### Task description
Please give the count of lines holding the string "Write" and nothing besides.

### Material provided
__________________________________________________

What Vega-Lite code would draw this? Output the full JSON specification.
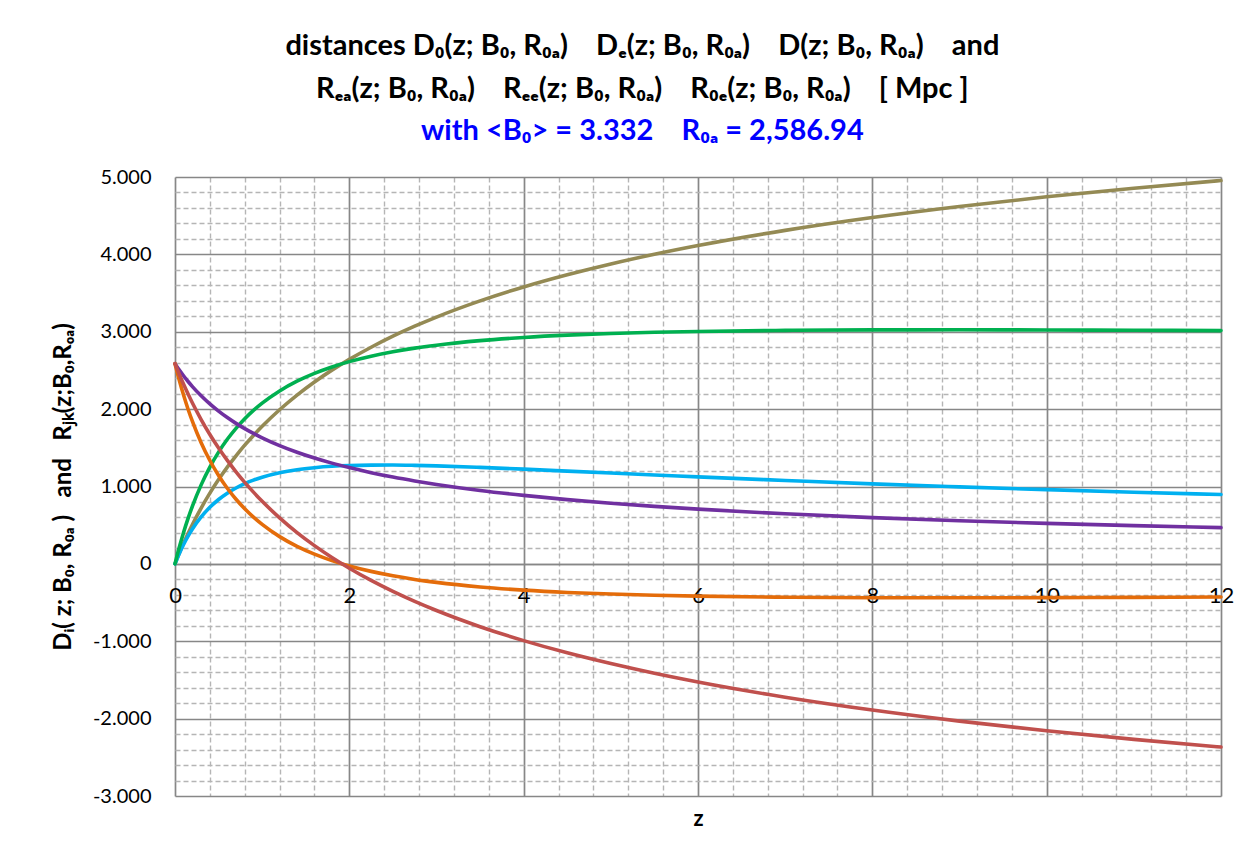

__________________________________________________

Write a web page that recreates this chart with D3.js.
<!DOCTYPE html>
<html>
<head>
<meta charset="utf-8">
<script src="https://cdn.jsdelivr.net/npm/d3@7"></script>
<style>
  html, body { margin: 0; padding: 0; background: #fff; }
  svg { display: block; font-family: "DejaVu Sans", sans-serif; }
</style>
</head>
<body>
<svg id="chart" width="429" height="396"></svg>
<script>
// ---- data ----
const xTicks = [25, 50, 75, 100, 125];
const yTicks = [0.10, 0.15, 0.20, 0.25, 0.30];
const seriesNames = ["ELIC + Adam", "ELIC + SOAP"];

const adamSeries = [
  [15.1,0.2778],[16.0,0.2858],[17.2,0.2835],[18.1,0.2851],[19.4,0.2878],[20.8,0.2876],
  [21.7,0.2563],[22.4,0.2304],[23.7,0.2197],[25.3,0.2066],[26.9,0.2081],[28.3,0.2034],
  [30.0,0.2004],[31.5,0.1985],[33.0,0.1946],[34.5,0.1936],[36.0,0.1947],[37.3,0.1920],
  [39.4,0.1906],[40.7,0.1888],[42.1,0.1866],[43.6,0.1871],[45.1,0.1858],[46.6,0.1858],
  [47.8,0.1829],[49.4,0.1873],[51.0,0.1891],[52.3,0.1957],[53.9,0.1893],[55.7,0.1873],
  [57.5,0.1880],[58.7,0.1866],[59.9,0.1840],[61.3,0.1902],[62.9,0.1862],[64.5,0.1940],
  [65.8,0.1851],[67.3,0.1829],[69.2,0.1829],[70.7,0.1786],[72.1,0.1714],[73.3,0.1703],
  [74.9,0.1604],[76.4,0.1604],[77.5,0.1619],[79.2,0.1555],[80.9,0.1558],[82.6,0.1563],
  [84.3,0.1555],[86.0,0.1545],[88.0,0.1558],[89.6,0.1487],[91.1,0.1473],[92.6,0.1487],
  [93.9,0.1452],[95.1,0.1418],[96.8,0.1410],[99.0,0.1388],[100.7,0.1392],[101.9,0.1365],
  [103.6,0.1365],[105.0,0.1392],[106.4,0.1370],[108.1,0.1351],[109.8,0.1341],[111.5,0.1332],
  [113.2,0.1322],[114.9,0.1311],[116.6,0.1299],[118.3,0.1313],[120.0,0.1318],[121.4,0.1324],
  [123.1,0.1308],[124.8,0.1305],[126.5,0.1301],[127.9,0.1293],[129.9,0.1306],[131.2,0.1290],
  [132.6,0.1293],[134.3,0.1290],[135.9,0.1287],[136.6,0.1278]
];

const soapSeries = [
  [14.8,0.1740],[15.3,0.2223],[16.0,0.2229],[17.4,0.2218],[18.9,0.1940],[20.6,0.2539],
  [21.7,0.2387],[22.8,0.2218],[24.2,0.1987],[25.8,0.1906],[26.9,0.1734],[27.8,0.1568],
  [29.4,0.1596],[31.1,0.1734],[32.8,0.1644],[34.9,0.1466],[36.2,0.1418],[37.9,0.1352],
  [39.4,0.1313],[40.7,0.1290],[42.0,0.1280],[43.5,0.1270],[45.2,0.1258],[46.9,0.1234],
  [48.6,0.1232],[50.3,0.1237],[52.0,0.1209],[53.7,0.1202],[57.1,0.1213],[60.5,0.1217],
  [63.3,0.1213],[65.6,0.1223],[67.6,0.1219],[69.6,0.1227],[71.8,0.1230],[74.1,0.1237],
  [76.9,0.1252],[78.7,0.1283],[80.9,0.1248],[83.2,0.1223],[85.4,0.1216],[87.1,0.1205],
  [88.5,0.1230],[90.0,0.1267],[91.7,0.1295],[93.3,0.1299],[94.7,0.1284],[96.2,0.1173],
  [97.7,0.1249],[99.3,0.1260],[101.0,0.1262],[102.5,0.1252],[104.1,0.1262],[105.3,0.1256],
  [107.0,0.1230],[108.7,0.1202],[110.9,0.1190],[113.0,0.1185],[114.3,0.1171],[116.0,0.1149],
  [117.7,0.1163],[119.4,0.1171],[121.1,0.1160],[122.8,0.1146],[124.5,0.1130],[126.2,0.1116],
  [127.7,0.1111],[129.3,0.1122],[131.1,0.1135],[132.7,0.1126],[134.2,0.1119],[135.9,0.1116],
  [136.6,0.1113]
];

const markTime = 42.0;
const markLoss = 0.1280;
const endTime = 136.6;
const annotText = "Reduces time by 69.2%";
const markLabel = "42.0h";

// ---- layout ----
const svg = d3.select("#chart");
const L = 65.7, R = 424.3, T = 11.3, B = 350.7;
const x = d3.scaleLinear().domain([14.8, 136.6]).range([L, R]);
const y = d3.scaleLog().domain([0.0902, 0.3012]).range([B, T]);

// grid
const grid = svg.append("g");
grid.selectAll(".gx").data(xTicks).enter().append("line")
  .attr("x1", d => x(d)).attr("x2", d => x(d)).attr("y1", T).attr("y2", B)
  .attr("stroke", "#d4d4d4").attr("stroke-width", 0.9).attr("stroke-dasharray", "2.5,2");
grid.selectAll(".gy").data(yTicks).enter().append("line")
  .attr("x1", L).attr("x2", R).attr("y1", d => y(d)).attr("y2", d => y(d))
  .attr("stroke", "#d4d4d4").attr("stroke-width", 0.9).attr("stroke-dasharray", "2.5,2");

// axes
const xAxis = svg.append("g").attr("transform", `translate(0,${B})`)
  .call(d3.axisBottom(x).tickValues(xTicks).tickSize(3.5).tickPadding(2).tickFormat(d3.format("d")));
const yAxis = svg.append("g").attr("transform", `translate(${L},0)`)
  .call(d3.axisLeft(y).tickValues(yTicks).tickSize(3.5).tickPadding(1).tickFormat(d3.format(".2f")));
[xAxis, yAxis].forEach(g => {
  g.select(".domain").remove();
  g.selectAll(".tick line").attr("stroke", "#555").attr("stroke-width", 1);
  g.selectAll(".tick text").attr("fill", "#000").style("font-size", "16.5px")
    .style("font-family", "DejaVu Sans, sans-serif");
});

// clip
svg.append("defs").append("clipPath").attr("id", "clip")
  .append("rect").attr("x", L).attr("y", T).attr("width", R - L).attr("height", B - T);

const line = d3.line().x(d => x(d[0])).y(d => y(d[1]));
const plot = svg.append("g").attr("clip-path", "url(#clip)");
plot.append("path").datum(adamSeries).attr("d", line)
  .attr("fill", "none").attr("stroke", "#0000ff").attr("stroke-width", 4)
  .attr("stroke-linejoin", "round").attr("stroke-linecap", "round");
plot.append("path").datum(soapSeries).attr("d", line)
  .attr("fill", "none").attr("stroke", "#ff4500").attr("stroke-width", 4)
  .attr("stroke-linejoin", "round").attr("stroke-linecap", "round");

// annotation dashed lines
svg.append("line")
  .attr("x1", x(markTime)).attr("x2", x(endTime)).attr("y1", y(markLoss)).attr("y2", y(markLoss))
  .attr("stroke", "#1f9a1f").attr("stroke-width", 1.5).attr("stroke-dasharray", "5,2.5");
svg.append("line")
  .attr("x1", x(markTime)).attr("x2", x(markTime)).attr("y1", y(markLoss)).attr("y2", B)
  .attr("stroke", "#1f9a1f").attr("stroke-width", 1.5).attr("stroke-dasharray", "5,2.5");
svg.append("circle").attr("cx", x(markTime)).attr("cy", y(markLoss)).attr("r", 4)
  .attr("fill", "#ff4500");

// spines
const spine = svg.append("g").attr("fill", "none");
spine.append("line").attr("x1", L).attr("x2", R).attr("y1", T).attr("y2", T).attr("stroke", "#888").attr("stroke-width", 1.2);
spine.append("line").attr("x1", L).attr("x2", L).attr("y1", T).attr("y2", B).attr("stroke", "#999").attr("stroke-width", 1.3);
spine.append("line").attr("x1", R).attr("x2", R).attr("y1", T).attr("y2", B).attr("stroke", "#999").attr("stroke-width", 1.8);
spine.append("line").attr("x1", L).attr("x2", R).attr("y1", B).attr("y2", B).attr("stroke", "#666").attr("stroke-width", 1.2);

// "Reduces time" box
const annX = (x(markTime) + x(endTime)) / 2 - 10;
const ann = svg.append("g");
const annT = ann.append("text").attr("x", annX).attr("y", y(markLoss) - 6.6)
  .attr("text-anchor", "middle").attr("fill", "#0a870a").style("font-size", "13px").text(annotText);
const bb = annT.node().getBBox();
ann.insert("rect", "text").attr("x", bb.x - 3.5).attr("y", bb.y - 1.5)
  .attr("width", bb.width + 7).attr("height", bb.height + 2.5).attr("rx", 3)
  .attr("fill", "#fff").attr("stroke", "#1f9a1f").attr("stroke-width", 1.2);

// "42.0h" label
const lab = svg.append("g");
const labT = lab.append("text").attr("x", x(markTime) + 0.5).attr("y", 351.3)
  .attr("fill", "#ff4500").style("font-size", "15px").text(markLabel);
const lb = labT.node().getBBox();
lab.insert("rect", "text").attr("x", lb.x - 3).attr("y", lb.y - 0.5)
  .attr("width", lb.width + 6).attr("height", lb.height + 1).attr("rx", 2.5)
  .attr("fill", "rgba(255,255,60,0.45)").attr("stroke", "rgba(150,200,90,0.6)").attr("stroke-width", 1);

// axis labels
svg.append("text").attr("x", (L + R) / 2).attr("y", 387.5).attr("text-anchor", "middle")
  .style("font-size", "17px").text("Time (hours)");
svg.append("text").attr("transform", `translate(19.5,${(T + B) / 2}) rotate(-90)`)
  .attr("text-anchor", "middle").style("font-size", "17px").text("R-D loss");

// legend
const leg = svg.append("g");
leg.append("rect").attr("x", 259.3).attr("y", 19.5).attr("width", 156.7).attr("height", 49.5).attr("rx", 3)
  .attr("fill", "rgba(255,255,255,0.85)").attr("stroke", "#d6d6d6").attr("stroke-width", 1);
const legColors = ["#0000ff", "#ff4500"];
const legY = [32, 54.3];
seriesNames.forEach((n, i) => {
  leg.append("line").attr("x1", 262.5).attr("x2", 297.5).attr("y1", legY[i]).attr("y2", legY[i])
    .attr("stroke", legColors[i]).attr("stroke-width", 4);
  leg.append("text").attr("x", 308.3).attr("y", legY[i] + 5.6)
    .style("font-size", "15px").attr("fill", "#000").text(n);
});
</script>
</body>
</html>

__________________________________________________

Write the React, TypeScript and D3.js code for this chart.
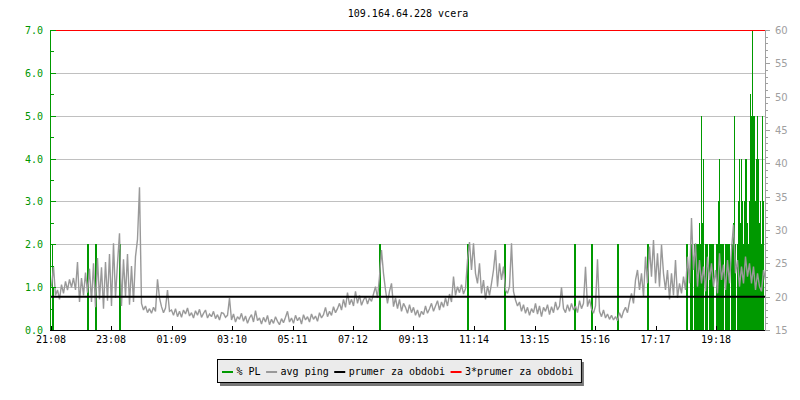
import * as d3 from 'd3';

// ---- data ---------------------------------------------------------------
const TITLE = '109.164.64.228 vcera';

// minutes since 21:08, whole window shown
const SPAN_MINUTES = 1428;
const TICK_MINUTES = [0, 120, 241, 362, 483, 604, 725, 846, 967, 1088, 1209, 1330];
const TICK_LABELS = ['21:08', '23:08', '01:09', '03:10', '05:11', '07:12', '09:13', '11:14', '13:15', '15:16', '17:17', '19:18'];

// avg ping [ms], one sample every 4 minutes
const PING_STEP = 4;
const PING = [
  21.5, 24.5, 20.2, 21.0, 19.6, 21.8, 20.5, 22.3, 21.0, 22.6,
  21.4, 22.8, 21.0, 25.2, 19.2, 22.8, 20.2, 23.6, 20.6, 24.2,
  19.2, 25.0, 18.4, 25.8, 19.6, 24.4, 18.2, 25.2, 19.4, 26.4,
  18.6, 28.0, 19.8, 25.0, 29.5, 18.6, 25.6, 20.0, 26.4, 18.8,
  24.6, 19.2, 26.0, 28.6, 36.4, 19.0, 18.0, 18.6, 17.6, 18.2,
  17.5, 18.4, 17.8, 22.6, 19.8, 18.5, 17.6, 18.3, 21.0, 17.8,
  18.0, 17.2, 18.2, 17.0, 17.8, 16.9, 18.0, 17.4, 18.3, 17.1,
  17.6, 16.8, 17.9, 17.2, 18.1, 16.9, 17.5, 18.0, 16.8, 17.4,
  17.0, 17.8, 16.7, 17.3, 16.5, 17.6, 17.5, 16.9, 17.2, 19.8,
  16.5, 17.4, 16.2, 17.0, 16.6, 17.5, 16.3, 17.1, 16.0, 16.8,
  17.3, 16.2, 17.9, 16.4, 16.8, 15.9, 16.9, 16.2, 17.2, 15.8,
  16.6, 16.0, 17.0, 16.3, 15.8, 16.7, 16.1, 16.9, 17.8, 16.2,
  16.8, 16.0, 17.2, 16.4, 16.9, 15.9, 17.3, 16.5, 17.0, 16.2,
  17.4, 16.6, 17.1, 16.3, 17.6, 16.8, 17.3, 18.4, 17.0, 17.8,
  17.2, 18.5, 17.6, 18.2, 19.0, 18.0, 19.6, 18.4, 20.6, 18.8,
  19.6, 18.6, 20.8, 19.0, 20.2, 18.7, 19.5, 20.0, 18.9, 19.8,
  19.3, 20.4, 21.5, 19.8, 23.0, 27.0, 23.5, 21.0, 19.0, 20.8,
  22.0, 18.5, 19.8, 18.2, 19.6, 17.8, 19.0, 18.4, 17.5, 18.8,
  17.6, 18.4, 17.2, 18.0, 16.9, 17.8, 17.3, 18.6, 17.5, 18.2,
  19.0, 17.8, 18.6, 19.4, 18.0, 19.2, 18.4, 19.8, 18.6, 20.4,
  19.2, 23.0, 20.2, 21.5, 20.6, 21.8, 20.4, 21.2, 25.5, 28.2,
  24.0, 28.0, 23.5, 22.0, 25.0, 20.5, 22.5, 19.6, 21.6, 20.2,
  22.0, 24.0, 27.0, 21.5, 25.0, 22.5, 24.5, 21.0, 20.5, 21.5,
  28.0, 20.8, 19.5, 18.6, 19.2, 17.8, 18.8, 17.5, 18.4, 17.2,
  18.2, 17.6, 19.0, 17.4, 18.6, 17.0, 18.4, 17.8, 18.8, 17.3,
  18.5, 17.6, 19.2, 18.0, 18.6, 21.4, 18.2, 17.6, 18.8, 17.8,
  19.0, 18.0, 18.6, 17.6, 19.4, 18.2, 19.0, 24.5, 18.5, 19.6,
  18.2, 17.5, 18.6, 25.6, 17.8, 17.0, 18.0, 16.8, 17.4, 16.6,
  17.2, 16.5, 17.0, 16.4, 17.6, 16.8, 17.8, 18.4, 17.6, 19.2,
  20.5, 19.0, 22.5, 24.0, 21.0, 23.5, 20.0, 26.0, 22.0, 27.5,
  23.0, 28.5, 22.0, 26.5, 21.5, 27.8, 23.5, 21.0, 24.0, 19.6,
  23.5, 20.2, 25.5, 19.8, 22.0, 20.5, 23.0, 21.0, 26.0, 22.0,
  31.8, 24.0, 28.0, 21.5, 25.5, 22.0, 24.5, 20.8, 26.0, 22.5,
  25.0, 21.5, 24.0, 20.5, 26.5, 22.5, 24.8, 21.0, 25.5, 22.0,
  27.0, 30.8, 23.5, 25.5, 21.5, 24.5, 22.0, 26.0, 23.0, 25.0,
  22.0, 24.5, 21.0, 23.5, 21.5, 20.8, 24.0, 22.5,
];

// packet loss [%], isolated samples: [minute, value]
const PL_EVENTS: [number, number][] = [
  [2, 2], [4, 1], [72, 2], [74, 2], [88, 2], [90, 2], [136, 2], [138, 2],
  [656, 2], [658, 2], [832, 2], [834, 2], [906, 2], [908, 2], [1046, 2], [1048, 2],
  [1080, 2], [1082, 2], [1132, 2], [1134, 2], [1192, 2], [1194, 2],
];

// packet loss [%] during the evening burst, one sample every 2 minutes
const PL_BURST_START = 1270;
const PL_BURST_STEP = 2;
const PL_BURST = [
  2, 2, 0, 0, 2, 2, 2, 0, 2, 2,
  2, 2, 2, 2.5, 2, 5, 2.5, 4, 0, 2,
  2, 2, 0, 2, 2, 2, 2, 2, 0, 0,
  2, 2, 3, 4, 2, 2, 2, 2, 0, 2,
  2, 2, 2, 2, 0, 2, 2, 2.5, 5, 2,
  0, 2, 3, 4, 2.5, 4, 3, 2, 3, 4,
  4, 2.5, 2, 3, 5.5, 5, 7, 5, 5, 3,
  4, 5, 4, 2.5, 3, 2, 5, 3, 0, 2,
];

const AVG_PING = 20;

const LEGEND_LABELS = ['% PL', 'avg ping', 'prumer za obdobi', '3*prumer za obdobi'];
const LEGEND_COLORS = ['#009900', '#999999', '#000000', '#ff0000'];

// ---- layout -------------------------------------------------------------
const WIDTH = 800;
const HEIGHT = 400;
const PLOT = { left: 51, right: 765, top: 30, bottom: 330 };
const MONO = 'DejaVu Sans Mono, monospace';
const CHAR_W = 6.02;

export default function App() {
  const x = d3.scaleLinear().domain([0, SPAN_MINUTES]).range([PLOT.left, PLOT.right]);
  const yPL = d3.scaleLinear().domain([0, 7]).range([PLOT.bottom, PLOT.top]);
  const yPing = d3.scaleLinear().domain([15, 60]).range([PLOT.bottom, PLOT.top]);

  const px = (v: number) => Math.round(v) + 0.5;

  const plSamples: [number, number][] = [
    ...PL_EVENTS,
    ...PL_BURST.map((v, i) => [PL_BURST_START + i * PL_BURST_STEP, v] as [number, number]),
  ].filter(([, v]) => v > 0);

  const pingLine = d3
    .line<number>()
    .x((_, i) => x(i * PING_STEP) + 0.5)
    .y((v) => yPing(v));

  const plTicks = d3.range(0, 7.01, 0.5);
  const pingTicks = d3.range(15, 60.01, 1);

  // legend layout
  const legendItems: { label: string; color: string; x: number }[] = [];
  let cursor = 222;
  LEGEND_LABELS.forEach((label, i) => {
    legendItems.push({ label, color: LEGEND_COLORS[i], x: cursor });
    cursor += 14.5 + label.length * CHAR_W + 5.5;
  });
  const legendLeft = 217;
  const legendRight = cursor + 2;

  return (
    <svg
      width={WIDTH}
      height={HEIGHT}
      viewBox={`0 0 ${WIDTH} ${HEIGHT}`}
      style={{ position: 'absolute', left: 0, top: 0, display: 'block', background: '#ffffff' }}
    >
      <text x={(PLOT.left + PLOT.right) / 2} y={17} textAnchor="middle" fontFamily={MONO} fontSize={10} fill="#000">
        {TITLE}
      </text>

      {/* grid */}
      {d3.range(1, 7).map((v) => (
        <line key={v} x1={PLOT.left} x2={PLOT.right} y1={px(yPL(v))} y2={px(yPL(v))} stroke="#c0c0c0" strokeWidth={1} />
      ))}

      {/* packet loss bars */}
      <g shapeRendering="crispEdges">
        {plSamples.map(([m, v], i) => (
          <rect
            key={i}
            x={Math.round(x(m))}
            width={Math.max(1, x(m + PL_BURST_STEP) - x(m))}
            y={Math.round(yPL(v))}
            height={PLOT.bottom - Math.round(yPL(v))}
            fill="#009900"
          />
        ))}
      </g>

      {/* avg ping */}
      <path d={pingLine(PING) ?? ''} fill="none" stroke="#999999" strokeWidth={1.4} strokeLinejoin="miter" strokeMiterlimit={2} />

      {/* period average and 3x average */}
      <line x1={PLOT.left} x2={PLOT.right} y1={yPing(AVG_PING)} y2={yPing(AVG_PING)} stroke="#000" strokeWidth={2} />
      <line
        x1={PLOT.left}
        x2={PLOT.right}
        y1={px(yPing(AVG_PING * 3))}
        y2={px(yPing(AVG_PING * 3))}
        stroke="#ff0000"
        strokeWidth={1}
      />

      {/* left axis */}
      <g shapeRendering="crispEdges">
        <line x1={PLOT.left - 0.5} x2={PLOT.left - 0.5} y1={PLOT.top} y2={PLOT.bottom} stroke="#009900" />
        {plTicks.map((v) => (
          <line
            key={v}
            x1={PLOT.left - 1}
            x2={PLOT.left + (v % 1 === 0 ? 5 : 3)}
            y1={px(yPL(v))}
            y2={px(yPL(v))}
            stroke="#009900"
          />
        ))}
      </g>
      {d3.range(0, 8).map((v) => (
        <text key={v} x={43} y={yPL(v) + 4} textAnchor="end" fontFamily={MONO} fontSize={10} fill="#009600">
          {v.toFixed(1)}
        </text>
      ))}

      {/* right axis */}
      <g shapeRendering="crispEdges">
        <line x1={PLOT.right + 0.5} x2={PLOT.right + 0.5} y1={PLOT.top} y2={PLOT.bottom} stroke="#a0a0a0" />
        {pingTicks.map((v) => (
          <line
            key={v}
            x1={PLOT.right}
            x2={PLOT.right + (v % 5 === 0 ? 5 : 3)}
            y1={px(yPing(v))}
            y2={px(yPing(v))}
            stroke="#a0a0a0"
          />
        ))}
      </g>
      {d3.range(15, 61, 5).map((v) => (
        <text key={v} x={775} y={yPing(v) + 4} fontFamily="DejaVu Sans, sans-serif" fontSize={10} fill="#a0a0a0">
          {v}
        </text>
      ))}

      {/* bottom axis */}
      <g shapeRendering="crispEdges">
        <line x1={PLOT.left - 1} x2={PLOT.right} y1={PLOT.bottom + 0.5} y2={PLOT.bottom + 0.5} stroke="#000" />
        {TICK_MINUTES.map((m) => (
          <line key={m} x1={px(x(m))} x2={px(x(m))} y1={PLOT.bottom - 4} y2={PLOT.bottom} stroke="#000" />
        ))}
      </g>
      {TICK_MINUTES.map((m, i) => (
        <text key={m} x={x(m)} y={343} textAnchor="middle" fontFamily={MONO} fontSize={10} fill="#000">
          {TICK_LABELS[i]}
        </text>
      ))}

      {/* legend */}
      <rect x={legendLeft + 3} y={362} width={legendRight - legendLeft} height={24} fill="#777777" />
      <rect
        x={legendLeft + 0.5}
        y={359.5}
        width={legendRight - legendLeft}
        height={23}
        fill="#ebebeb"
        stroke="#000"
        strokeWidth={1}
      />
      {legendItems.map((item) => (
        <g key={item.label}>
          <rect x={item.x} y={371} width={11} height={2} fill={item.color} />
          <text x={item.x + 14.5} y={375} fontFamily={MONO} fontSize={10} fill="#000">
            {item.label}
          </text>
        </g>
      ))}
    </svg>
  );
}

__________________________________________________

### The result
2